Now she can use Deirdre for other girls, when I tell her."

    "She was pretty rebellious over Iris' scales."

    "Good. So she should have been. That's why she was listening to mine on the school ground instead of playing basketball. Just like the sainted Jacob Cameron, my mother's wonderful student, on the subject of those idiot Latin texts provided by the provincial educational department, was an absolute renegade. He saved up his own money and bought the pair of books the Scanlons put out in the Forties, for seminarians, and therefore full of reference to the Bible and the Mass and so forth. Jacob said he wasn't going to center his studies of Latin grammar and vocabulary around a lot of pagan warfare and an epic poet so outstandingly inferior to Homer. He meant Virgil, of course."

    "Were you good at Latin too?"

    "Heavens, no. I didn't even take it. I was a coward and took French because I wasn't any good at it either, but Maman created an atmosphere that made it easier to pick up something that wasn't art."

    "Am I allowed to get rebellious if you don't give me more to do?" piped up the student.

    "Of course. Put us both in the corner for interrupting the class, and now play Two and Three with the ring finger."

    "What?"

    "I thought that would slow you down. Give you food for thought. It will also make you feel as if you have lost control of your own fingers for the next three months or so. You might even find that you really hate me and want me not only out of the house but out of Blackfish Bay, maybe off the Island entirely. And then when you get somewhere with your left hand, and start to try it out with the right, you'll find out that's even more confusing and frustrating, and you'll want to take a chain saw to your piano."

    "I thought you said little children could learn this quite easily."

    "And so they can, because they haven't been lulled into a false method they have to unlearn, and they don't have quasi-adult expectations of themselves. You, quite naturally, would like to have the same skill with these new ways that you have with the old, and that's impossible right away because the mind-body challenges with the new are all based on different physiological principles. So you have to be patient with losing old habits as well as with acquiring new ones."

    "That's a lot of scary language."

    "Of course it is. What we don't know is always frightening at first. Ignorantum terrorum est, or some such Latin like that. That's why we're letting your mother stay within earshot, so she can hold your hand, metaphorically speaking. Now, plunk. Ring finger, Two, three. Two, three.
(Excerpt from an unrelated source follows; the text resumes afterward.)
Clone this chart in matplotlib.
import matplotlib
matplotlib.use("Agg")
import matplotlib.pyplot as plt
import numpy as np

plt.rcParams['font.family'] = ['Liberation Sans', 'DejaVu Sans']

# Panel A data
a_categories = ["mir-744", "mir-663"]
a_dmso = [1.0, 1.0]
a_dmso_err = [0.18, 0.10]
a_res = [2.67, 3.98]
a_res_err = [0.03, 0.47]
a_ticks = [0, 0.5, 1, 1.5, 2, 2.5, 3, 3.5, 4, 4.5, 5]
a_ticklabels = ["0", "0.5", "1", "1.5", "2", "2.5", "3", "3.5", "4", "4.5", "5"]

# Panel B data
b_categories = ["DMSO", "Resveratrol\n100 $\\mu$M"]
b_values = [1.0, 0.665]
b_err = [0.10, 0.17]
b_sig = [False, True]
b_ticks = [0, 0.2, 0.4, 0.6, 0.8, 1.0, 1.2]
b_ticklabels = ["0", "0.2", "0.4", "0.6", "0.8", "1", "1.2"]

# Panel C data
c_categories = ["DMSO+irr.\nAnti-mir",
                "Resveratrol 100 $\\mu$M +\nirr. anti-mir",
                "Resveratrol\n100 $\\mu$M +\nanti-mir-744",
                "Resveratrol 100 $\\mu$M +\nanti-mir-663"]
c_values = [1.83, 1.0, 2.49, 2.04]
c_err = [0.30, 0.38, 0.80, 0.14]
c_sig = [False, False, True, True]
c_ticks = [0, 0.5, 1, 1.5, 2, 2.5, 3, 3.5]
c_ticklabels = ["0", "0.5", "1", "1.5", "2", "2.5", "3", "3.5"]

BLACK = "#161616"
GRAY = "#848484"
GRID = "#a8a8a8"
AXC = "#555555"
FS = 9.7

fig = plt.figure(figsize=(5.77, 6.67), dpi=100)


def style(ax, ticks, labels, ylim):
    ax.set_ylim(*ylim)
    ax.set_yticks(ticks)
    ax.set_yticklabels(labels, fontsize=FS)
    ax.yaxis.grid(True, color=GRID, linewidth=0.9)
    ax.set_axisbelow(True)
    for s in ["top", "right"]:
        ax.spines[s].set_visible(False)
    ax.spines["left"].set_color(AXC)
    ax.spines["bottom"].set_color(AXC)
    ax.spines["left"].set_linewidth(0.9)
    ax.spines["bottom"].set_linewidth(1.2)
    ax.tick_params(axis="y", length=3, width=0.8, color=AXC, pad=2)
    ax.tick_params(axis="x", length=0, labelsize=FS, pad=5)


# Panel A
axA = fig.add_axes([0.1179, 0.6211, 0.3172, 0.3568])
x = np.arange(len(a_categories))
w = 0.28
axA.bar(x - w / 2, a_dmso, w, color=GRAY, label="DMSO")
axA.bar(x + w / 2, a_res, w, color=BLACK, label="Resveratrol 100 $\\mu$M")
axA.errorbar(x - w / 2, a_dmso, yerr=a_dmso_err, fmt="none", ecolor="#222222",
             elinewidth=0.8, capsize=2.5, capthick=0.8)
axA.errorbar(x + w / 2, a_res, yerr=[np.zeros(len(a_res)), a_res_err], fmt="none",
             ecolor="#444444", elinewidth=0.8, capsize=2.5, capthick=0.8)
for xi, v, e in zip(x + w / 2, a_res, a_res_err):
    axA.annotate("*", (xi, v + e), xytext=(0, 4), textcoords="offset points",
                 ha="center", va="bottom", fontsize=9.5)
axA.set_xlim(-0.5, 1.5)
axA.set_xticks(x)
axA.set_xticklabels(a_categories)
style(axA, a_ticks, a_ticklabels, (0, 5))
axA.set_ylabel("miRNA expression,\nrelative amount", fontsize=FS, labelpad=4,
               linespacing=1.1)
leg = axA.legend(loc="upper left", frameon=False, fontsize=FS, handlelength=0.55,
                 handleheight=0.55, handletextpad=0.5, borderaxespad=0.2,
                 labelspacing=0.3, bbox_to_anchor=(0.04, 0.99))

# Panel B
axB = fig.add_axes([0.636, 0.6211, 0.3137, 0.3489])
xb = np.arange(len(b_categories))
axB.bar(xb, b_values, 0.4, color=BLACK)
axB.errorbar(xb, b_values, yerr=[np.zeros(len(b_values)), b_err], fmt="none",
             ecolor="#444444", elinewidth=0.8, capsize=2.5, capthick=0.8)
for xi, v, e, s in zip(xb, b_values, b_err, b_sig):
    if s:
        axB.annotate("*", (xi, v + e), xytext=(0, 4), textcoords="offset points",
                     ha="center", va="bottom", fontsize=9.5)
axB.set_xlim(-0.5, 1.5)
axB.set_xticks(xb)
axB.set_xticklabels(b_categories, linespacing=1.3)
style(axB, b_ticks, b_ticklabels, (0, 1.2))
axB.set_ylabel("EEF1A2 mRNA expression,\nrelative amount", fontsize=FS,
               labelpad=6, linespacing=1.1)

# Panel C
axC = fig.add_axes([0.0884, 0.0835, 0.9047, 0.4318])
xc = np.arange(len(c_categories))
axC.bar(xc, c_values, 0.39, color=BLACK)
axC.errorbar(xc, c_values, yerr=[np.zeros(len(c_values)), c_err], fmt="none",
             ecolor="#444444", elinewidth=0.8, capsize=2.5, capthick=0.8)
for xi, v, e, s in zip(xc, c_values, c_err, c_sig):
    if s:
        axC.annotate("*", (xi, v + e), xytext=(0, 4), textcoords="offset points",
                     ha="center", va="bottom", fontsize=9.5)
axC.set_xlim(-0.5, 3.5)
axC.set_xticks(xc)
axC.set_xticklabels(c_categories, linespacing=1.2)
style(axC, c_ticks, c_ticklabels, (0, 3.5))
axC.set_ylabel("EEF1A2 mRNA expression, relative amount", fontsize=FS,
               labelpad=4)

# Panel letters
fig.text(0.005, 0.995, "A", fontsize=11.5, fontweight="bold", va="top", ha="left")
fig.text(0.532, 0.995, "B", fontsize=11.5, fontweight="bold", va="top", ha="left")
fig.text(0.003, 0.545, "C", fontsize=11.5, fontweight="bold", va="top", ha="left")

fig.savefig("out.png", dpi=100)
Always rather too slow than too fast, and go back to the middle finger with One when you feel like it."
Deirdre did as directed, and at as slow and thoughtful a pace as Paul had ever experienced in a student.
    "That's perfect," he said. "Utterly Adagio. Vivaldi would be delighted to put you in his orphanage orchestra. Keep it up like this and the chain saw will stay in the garage. Very nice. Different, isn't it, to make the one finger do all the work. In a word, that's is the fundamental secret of Grandpere's discovery, the basis of all the footwork. Each of the two fingers has its own specific, and for now, unchanging assignment, so the hand can learn to walk around the keyboard on two legs only, creating infallible security of hand and ear. You use your eyes at the beginning, of course, but as time goes by you won't need them for the keys and you can use them on the written music. Are you thinking about the middle finger yet?"

    Deirdre had begun using multiple beats on either of the second and third keys, the B and the C.

    "Sort of."

    "Make sure you think it out first. Remember, you're retraining your mind, because while this happens to be the most necessary cross-over, it's the one the studies never teach. You'll find it in a piece of written music, but not in a scale."

    Deirdre slowed down even more, and moved to her middle finger, playing the A precisely.

    "Very good again. Now go back and forth with this sonata for the first three degrees of the A minor scale while I refill my coffee cup."